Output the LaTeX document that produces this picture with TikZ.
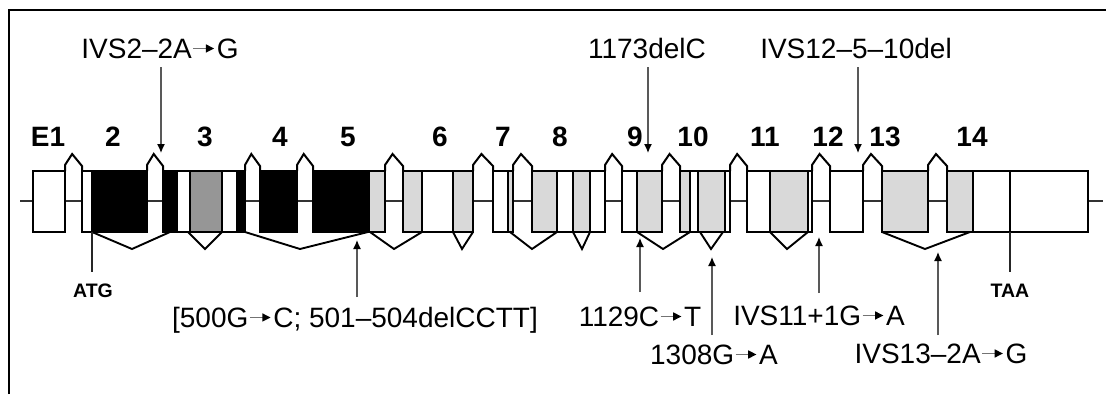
\documentclass[tikz,border=0pt]{standalone}
\usepackage{fontspec}
\setmainfont{Liberation Sans}
\usetikzlibrary{arrows.meta}
\definecolor{lgray}{HTML}{D9D9D9}
\definecolor{dgray}{HTML}{969696}
\newcommand\ra{\kern0.05em\tikz[baseline=0pt]{\useasboundingbox (0,0) rectangle (0.76em,0.1em);
  \draw[line width=0.05em, black!55] (0,0.34em)--(0.48em,0.34em);
  \fill[black] (0.45em,0.49em)--(0.74em,0.34em)--(0.45em,0.19em)--cycle;}\kern0.08em}
\begin{document}
\begin{tikzpicture}[x=1pt,y=-1pt,
  seg/.style={draw=black, line width=2pt},
  hood/.style={draw=black, line width=2pt, line join=miter},
  intron/.style={draw=black!80, line width=1.5pt},
  splice/.style={draw=black, line width=1.9pt},
  exlab/.style={font=\fontsize{28}{30}\selectfont\bfseries, anchor=base, inner sep=0},
  mutlab/.style={font=\fontsize{28}{31}\selectfont, anchor=base, inner sep=0},
  codon/.style={font=\fontsize{19.5}{21}\selectfont\bfseries, anchor=base, inner sep=0},
  mut/.style={draw=black!65, line width=1.3pt, -{Latex[length=9pt,width=8pt,color=black]}},
  tick/.style={draw=black!85, line width=1.4pt}]
\useasboundingbox (0,0) rectangle (1106,394);
% frame
\draw[line width=2pt] (9,394) -- (9,10) -- (1106,10);
% intron axis
\coordinate (axL) at (20,201);
\coordinate (axR) at (1103,201);
\draw[intron] (axL) -- (axR);
% intron hoods
\foreach \l/\r in {65/82, 147/163, 245/260, 297/313, 385/403, 473/493, 513/532, 605/622, 662/680, 730/747, 812/830, 863/882, 928/947}
  \draw[hood] (\l,171) -- (\l,165) -- ({\l+0.42*(\r-\l)},154) -- (\r,166) -- (\r,171);
% exon segments
\foreach \a/\b/\c in {33/65/white,
  82/92/white, 92/147/black,
  163/177/black, 177/190/white, 190/222/dgray, 222/237/white, 237/245/black,
  260/297/black,
  313/369/black, 369/385/lgray,
  403/422/lgray, 422/453/white, 453/473/lgray,
  493/508/white, 508/513/lgray,
  532/557/lgray, 557/573/white, 573/590/lgray, 590/605/white,
  622/637/white, 637/662/lgray,
  680/690/lgray, 690/698/white, 698/725/lgray, 725/730/white,
  747/770/white, 770/808/lgray, 808/812/white,
  830/863/white,
  882/928/lgray,
  947/973/lgray, 973/1010/white, 1010/1088/white}
  \draw[seg, fill=\c] (\a,171) rectangle (\b,232);
% splicing lines
\foreach \a/\m/\b in {92/132/170, 188/205/222, 245/300/368, 370/394/422, 453/462/473, 510/532/557, 573/582/590, 637/663/690, 700/711/723, 770/787/808, 882/925/970}
  \draw[splice] (\a,232) -- (\m,249) -- (\b,232);
% exon labels
\foreach \x/\t [count=\i] in {48/E1, 113/2, 205/3, 280/4, 348/5, 440/6, 503/7, 560/8, 635/9, 693/10, 765/11, 828/12, 885/13, 972/14}
  \node[exlab] (ex\i) at (\x,146) {\t};
% start / stop codons
\coordinate (atgT) at (92,232);
\coordinate (atgB) at (92,272);
\draw[tick] (atgT) -- (atgB);
\node[codon] (atg) at (93,297) {ATG};
\coordinate (taaT) at (1010,232);
\coordinate (taaB) at (1010,272);
\draw[tick] (taaT) -- (taaB);
\node[codon] (taa) at (1010,297) {TAA};
% mutations above
\node[mutlab] (m1) at (160,58) {IVS2--2A\ra G};
\coordinate (m1s) at (161,67); \coordinate (m1e) at (161,153);
\draw[mut] (m1s) -- (m1e);
\node[mutlab] (m2) at (647,58) {1173delC};
\coordinate (m2s) at (648,67); \coordinate (m2e) at (648,153);
\draw[mut] (m2s) -- (m2e);
\node[mutlab] (m3) at (856,58) {IVS12--5--10del};
\coordinate (m3s) at (858,67); \coordinate (m3e) at (858,153);
\draw[mut] (m3s) -- (m3e);
% mutations below
\node[mutlab] (m4) at (355,327) {[500G\ra C; 501--504delCCTT]};
\coordinate (m4s) at (357,297); \coordinate (m4e) at (357,240);
\draw[mut] (m4s) -- (m4e);
\node[mutlab] (m5) at (640,326) {1129C\ra T};
\coordinate (m5s) at (640,292); \coordinate (m5e) at (640,238);
\draw[mut] (m5s) -- (m5e);
\node[mutlab] (m6) at (714,364) {1308G\ra A};
\coordinate (m6s) at (712,335); \coordinate (m6e) at (712,257);
\draw[mut] (m6s) -- (m6e);
\node[mutlab] (m7) at (819,325) {IVS11+1G\ra A};
\coordinate (m7s) at (819,293); \coordinate (m7e) at (819,237);
\draw[mut] (m7s) -- (m7e);
\node[mutlab] (m8) at (941,363) {IVS13--2A\ra G};
\coordinate (m8s) at (938,335); \coordinate (m8e) at (938,252);
\draw[mut] (m8s) -- (m8e);
\end{tikzpicture}
\end{document}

- - - - - - -

● **WHAT THE TASK REQUIRES**
Ignore the images and quote every line of the listing exactly.

● **THE ANSWER**
Output the LaTeX document that produces this picture with TikZ.
\documentclass[tikz,border=0pt]{standalone}
\usepackage{fontspec}
\setmainfont{Liberation Sans}
\usetikzlibrary{arrows.meta}
\definecolor{lgray}{HTML}{D9D9D9}
\definecolor{dgray}{HTML}{969696}
\newcommand\ra{\kern0.05em\tikz[baseline=0pt]{\useasboundingbox (0,0) rectangle (0.76em,0.1em);
  \draw[line width=0.05em, black!55] (0,0.34em)--(0.48em,0.34em);
  \fill[black] (0.45em,0.49em)--(0.74em,0.34em)--(0.45em,0.19em)--cycle;}\kern0.08em}
\begin{document}
\begin{tikzpicture}[x=1pt,y=-1pt,
  seg/.style={draw=black, line width=2pt},
  hood/.style={draw=black, line width=2pt, line join=miter},
  intron/.style={draw=black!80, line width=1.5pt},
  splice/.style={draw=black, line width=1.9pt},
  exlab/.style={font=\fontsize{28}{30}\selectfont\bfseries, anchor=base, inner sep=0},
  mutlab/.style={font=\fontsize{28}{31}\selectfont, anchor=base, inner sep=0},
  codon/.style={font=\fontsize{19.5}{21}\selectfont\bfseries, anchor=base, inner sep=0},
  mut/.style={draw=black!65, line width=1.3pt, -{Latex[length=9pt,width=8pt,color=black]}},
  tick/.style={draw=black!85, line width=1.4pt}]
\useasboundingbox (0,0) rectangle (1106,394);
% frame
\draw[line width=2pt] (9,394) -- (9,10) -- (1106,10);
% intron axis
\coordinate (axL) at (20,201);
\coordinate (axR) at (1103,201);
\draw[intron] (axL) -- (axR);
% intron hoods
\foreach \l/\r in {65/82, 147/163, 245/260, 297/313, 385/403, 473/493, 513/532, 605/622, 662/680, 730/747, 812/830, 863/882, 928/947}
  \draw[hood] (\l,171) -- (\l,165) -- ({\l+0.42*(\r-\l)},154) -- (\r,166) -- (\r,171);
% exon segments
\foreach \a/\b/\c in {33/65/white,
  82/92/white, 92/147/black,
  163/177/black, 177/190/white, 190/222/dgray, 222/237/white, 237/245/black,
  260/297/black,
  313/369/black, 369/385/lgray,
  403/422/lgray, 422/453/white, 453/473/lgray,
  493/508/white, 508/513/lgray,
  532/557/lgray, 557/573/white, 573/590/lgray, 590/605/white,
  622/637/white, 637/662/lgray,
  680/690/lgray, 690/698/white, 698/725/lgray, 725/730/white,
  747/770/white, 770/808/lgray, 808/812/white,
  830/863/white,
  882/928/lgray,
  947/973/lgray, 973/1010/white, 1010/1088/white}
  \draw[seg, fill=\c] (\a,171) rectangle (\b,232);
% splicing lines
\foreach \a/\m/\b in {92/132/170, 188/205/222, 245/300/368, 370/394/422, 453/462/473, 510/532/557, 573/582/590, 637/663/690, 700/711/723, 770/787/808, 882/925/970}
  \draw[splice] (\a,232) -- (\m,249) -- (\b,232);
% exon labels
\foreach \x/\t [count=\i] in {48/E1, 113/2, 205/3, 280/4, 348/5, 440/6, 503/7, 560/8, 635/9, 693/10, 765/11, 828/12, 885/13, 972/14}
  \node[exlab] (ex\i) at (\x,146) {\t};
% start / stop codons
\coordinate (atgT) at (92,232);
\coordinate (atgB) at (92,272);
\draw[tick] (atgT) -- (atgB);
\node[codon] (atg) at (93,297) {ATG};
\coordinate (taaT) at (1010,232);
\coordinate (taaB) at (1010,272);
\draw[tick] (taaT) -- (taaB);
\node[codon] (taa) at (1010,297) {TAA};
% mutations above
\node[mutlab] (m1) at (160,58) {IVS2--2A\ra G};
\coordinate (m1s) at (161,67); \coordinate (m1e) at (161,153);
\draw[mut] (m1s) -- (m1e);
\node[mutlab] (m2) at (647,58) {1173delC};
\coordinate (m2s) at (648,67); \coordinate (m2e) at (648,153);
\draw[mut] (m2s) -- (m2e);
\node[mutlab] (m3) at (856,58) {IVS12--5--10del};
\coordinate (m3s) at (858,67); \coordinate (m3e) at (858,153);
\draw[mut] (m3s) -- (m3e);
% mutations below
\node[mutlab] (m4) at (355,327) {[500G\ra C; 501--504delCCTT]};
\coordinate (m4s) at (357,297); \coordinate (m4e) at (357,240);
\draw[mut] (m4s) -- (m4e);
\node[mutlab] (m5) at (640,326) {1129C\ra T};
\coordinate (m5s) at (640,292); \coordinate (m5e) at (640,238);
\draw[mut] (m5s) -- (m5e);
\node[mutlab] (m6) at (714,364) {1308G\ra A};
\coordinate (m6s) at (712,335); \coordinate (m6e) at (712,257);
\draw[mut] (m6s) -- (m6e);
\node[mutlab] (m7) at (819,325) {IVS11+1G\ra A};
\coordinate (m7s) at (819,293); \coordinate (m7e) at (819,237);
\draw[mut] (m7s) -- (m7e);
\node[mutlab] (m8) at (941,363) {IVS13--2A\ra G};
\coordinate (m8s) at (938,335); \coordinate (m8e) at (938,252);
\draw[mut] (m8s) -- (m8e);
\end{tikzpicture}
\end{document}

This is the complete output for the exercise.